Home World Heidmar announced business combination agreement with Home Plate Acquisition Corporation

Heidmar announced business combination agreement with Home Plate Acquisition Corporation


Heidmar Inc., a first-class commercial and pool management business servicing the crude oil and refined petroleum product tanker market announces plan to list on Nasdaq through merger with Home Plate Acquisition Corporation

Highlights

  • Single platform aggregator of maritime services for tanker industry with unique asset light business model
  • Strong cash position and no debt provides high flexibility for future growth
  • Targeting minimum cash raise of $55 million, in a combination of expected PIPE raise and Trust cash
  • Predictable fee-based earnings to further isolate Heidmar from freight rate exposure
  • Targeted $0.30 per share dividend post-combination implies a sustainable yield of ~3% at a $10.00 per share price
  • Pro forma equity value of the combined company would be approximately $261.4 million1

    Heidmar, a commercial and pool management business servicing the crude oil and refined petroleum product tanker market, today announced it has entered into a definitive agreement for a business combination with Home Plate Acquisition Corporation, a publicly-listed, special purpose acquisition company (“Home Plate”). Upon completion of the proposed transaction, the combined company will operate under the “Heidmar” name and be listed on NASDAQ under the ticker symbol “HMAR”.

    Heidmar offers broad services to shipowners, including tanker pool management, commercial management and time charter trading and is actively expanding into dry bulk pool management, vessel sale and purchase services and technical management services, including environmental compliance. Heidmar currently has 60 vessels under management, including both crude oil and refined petroleum product tankers, with an aggregate capacity of approximately 8.3 million deadweight tons.

    1 Assumes maximum redemptions by HPLT’s public shareholders and $18 million in estimated transaction fees; excludes the impact of warrants, earnout to Heidmar shareholders and Home Plate sponsor and equity incentive plan.

Pankaj Khanna, Chief Executive Officer of Heidmar, commented “We are delighted to announce our entry into a definitive agreement to merge with Home Plate and list Heidmar on Nasdaq. This is our most transformative transaction since taking leadership of the company in 2020 and having grown revenues from approximately $5 million in 2021 to $53.1 million2 estimated in 2023. Our asset light business as a single platform aggregator of maritime services offering fee-based commercial management services to the tanker industry provides investors an alternative to participate in the sector at a time when the tanker industry is enjoying very favorable and sustainable fundamentals. Following the merger, the company will use the capital to fund growth and expand its service offering to technical management and shipbroking and enter the drybulk carrier sector thus becoming a full service manager for tankers and drybulk carriers.”

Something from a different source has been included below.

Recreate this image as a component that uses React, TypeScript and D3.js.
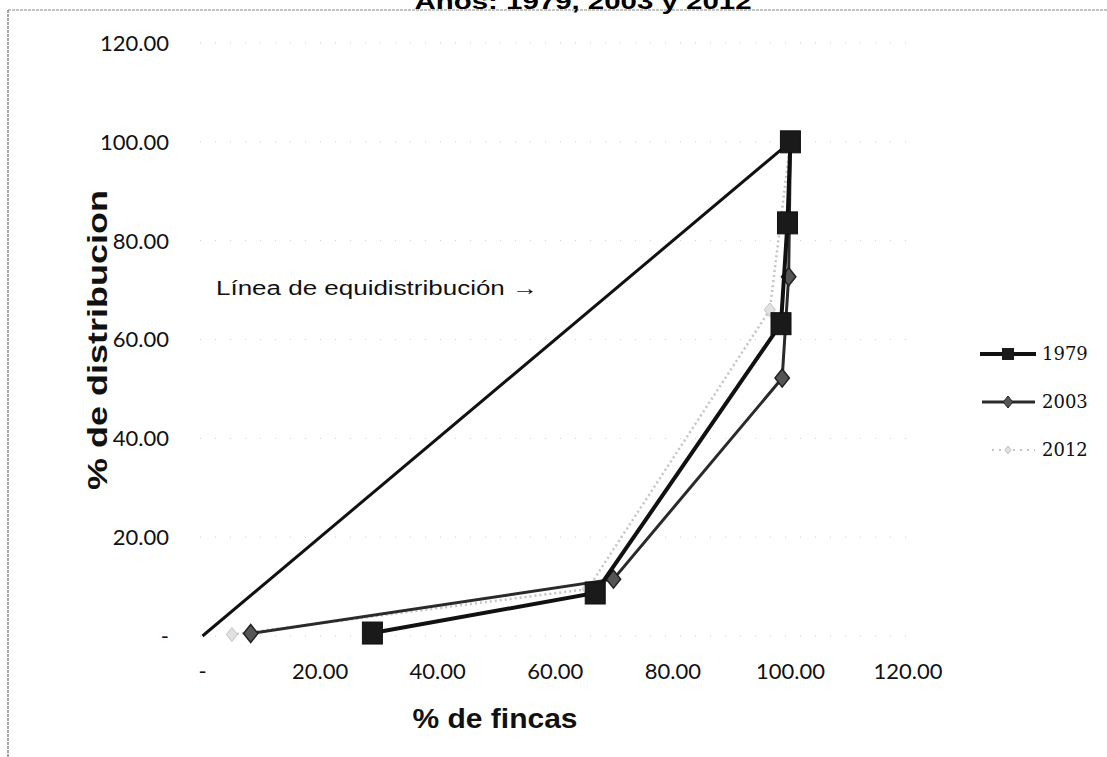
import React from "react";
import * as d3 from "d3";

const xTicks = [0, 20, 40, 60, 80, 100, 120];
const yTicks = [0, 20, 40, 60, 80, 100, 120];
const seriesNames = ["1979", "2003", "2012"];
const fincas1979 = [28.9, 66.8, 98.4, 99.5, 100];
const dist1979 = [0.6, 8.7, 63.2, 83.6, 100];
const fincas2003 = [8.2, 69.9, 98.6, 99.7, 100];
const dist2003 = [0.5, 11.5, 52.2, 72.7, 100];
const fincas2012 = [5.0, 65.5, 96.5, 100];
const dist2012 = [0.3, 9.5, 66.0, 100];
const equiX = [0, 100];
const equiY = [0, 100];

const W = 1107;
const H = 757;

export default function App() {
  const x = d3.scaleLinear().domain([0, 120]).range([202.5, 908]);
  const y = d3.scaleLinear().domain([0, 120]).range([636, 43]);
  const line = d3
    .line<[number, number]>()
    .x((d) => x(d[0]))
    .y((d) => y(d[1]));
  const zip = (a: number[], b: number[]) => a.map((v, i) => [v, b[i]] as [number, number]);
  const s1979 = zip(fincas1979, dist1979);
  const s2003 = zip(fincas2003, dist2003);
  const s2012 = zip(fincas2012, dist2012);
  const equi = zip(equiX, equiY);
  const fmt = (v: number) => (v === 0 ? "-" : d3.format(".2f")(v));
  const tickFont = "Lato, 'Open Sans', sans-serif";
  const diamond = (cx: number, cy: number, r: number) =>
    `M${cx},${cy - r}L${cx + r * 0.8},${cy}L${cx},${cy + r}L${cx - r * 0.8},${cy}Z`;

  return (
    <svg
      width={W}
      height={H}
      style={{ position: "absolute", left: 0, top: 0, background: "#fff" }}
    >
      {/* frame */}
      <line x1={8} x2={W} y1={10} y2={10} stroke="#888" strokeWidth={1} strokeDasharray="3,1" />
      <line x1={8} x2={8} y1={10} y2={H} stroke="#888" strokeWidth={1.5} strokeDasharray="3,1" />
      {/* title (clipped at top) */}
      <text
        x={583}
        y={9}
        textAnchor="middle"
        fontFamily="'Liberation Sans', Arial, sans-serif"
        fontWeight="bold"
        fontSize={22}
        textLength={337}
        lengthAdjust="spacingAndGlyphs"
        fill="#000"
      >
        Años: 1979, 2003 y 2012
      </text>
      {/* gridlines */}
      {yTicks.map((t) => (
        <line
          key={"g" + t}
          x1={200}
          x2={910}
          y1={y(t)}
          y2={y(t)}
          stroke="#d0d0d0"
          strokeWidth={1}
          strokeDasharray="1,14"
        />
      ))}
      {/* y tick labels */}
      {yTicks.map((t) => (
        <text
          key={"y" + t}
          x={169}
          y={y(t)}
          dy="0.36em"
          textAnchor="end"
          fontFamily={tickFont}
          fontSize={22}
          fill="#111"
        >
          {fmt(t)}
        </text>
      ))}
      {/* x tick labels */}
      {xTicks.map((t) => (
        <text
          key={"x" + t}
          x={x(t)}
          y={671}
          dy="0.36em"
          textAnchor="middle"
          fontFamily={tickFont}
          fontSize={22}
          fill="#111"
        >
          {fmt(t)}
        </text>
      ))}
      {/* axis titles */}
      <text
        x={495}
        y={728}
        textAnchor="middle"
        fontFamily="'Liberation Sans', Arial, sans-serif"
        fontWeight="bold"
        fontSize={28}
        textLength={165}
        lengthAdjust="spacingAndGlyphs"
        fill="#111"
      >
        % de fincas
      </text>
      <text
        transform={`translate(107,340) rotate(-90)`}
        textAnchor="middle"
        fontFamily="'Liberation Sans', Arial, sans-serif"
        fontWeight="bold"
        fontSize={28}
        textLength={300}
        lengthAdjust="spacingAndGlyphs"
        fill="#111"
      >
        % de distribucion
      </text>
      {/* annotation */}
      <text
        x={216}
        y={295}
        fontFamily="'Liberation Sans', Arial, sans-serif"
        fontSize={20}
        textLength={322}
        lengthAdjust="spacingAndGlyphs"
        fill="#111"
      >
        Línea de equidistribución →
      </text>
      {/* equidistribution line */}
      <path d={line(equi) || ""} fill="none" stroke="#111" strokeWidth={3} />
      {/* 2012 */}
      <path
        d={line(s2012) || ""}
        fill="none"
        stroke="#c4c4c4"
        strokeWidth={2.5}
        strokeDasharray="2,3"
      />
      {s2012.map((d, i) => (
        <path key={"m12" + i} d={diamond(x(d[0]), y(d[1]), 7)} fill="#e0e0e0" stroke="#c4c4c4" strokeWidth={1} />
      ))}
      {/* 2003 */}
      <path d={line(s2003) || ""} fill="none" stroke="#2a2a2a" strokeWidth={3} />
      {s2003.map((d, i) => (
        <path key={"m03" + i} d={diamond(x(d[0]), y(d[1]), 9)} fill="#555" stroke="#222" strokeWidth={1.5} />
      ))}
      {/* 1979 */}
      <path d={line(s1979) || ""} fill="none" stroke="#111" strokeWidth={4} />
      {s1979.map((d, i) => (
        <rect
          key={"m79" + i}
          x={x(d[0]) - 10}
          y={y(d[1]) - 11}
          width={20}
          height={22}
          fill="#1a1a1a"
          stroke="#111"
          strokeWidth={1}
        />
      ))}
      {/* legend */}
      {seriesNames.map((name, i) => {
        const ly = 354 + i * 48;
        return (
          <g key={"l" + name}>
            {i === 0 && (
              <>
                <line x1={980} x2={1036} y1={ly} y2={ly} stroke="#111" strokeWidth={4} />
                <rect x={1002} y={ly - 6} width={12} height={12} fill="#1a1a1a" />
              </>
            )}
            {i === 1 && (
              <>
                <line x1={982} x2={1035} y1={ly} y2={ly} stroke="#2a2a2a" strokeWidth={3} />
                <path d={diamond(1008, ly, 6)} fill="#555" stroke="#222" strokeWidth={1} />
              </>
            )}
            {i === 2 && (
              <>
                <line x1={992} x2={1035} y1={ly} y2={ly} stroke="#c4c4c4" strokeWidth={2} strokeDasharray="2,5" />
                <path d={diamond(1008, ly, 4)} fill="#e0e0e0" stroke="#c4c4c4" strokeWidth={1} />
              </>
            )}
            <text
              x={1042}
              y={ly}
              dy="0.36em"
              fontFamily="'DejaVu Serif', serif"
              fontSize={18}
              fill="#111"
            >
              {name}
            </text>
          </g>
        );
      })}
    </svg>
  );
}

Daniel Ciporin, Chairman and CEO of Home Plate, added, “Our priority for this transaction was to identify a company with exceptional leadership and operational expertise to take public and develop a true partnership. With an industry recognized franchise over the past 30 plus years, Heidmar has developed proprietary, industry leading commercial management systems and relationships with major oil companies and traders. The commercial services offered to shipowners provide a scalable fee-based business model with exceptional revenue growth and margins.”

Transaction Overview

The transaction values the combined company at a pro forma implied equity value of approximately $261.4 million1. Assuming the net proceeds from the transaction, including the targeted minimum cash raise of $55 million, in a combination of expected PIPE raise and Trust cash, and existing cash on Heidmar’s balance sheet, Heidmar is expected to have over $47 million of cash at transaction close, which is expected to accelerate and fund its growth in commercial and technical management and shipbroking.

The Board of Directors of both Home Plate and Heidmar have unanimously approved the transaction. The transaction will require the approval of the shareholders of Home Plate and is subject to several closing conditions including completion of SEC review, regulatory approvals, a $40 million net minimum cash condition and the satisfaction of other customary closing conditions.

Pankaj Khanna, CEO of Heidmar, will continue as the CEO of the combined company. Daniel Ciporin, Chairman and CEO of Home Plate, and Jonathan Rosenzweig, Director and CFO of Home Plate, will join the Heidmar Board. Heidmar’s existing shareholders are expected to own approximately 65% of the pro forma combined company.

Advisors

Jefferies is serving as capital markets advisor to Home Plate and private placement agent on the PIPE and is being represented by Paul Hastings LLP. Latham & Watkins LLP is serving as counsel to Home Plate. ClearThink is also acting as special advisor to Home Plate.

Seward & Kissel LLP is serving as counsel to Heidmar. Seaborne Capital Advisors is acting as financial advisor to Heidmar.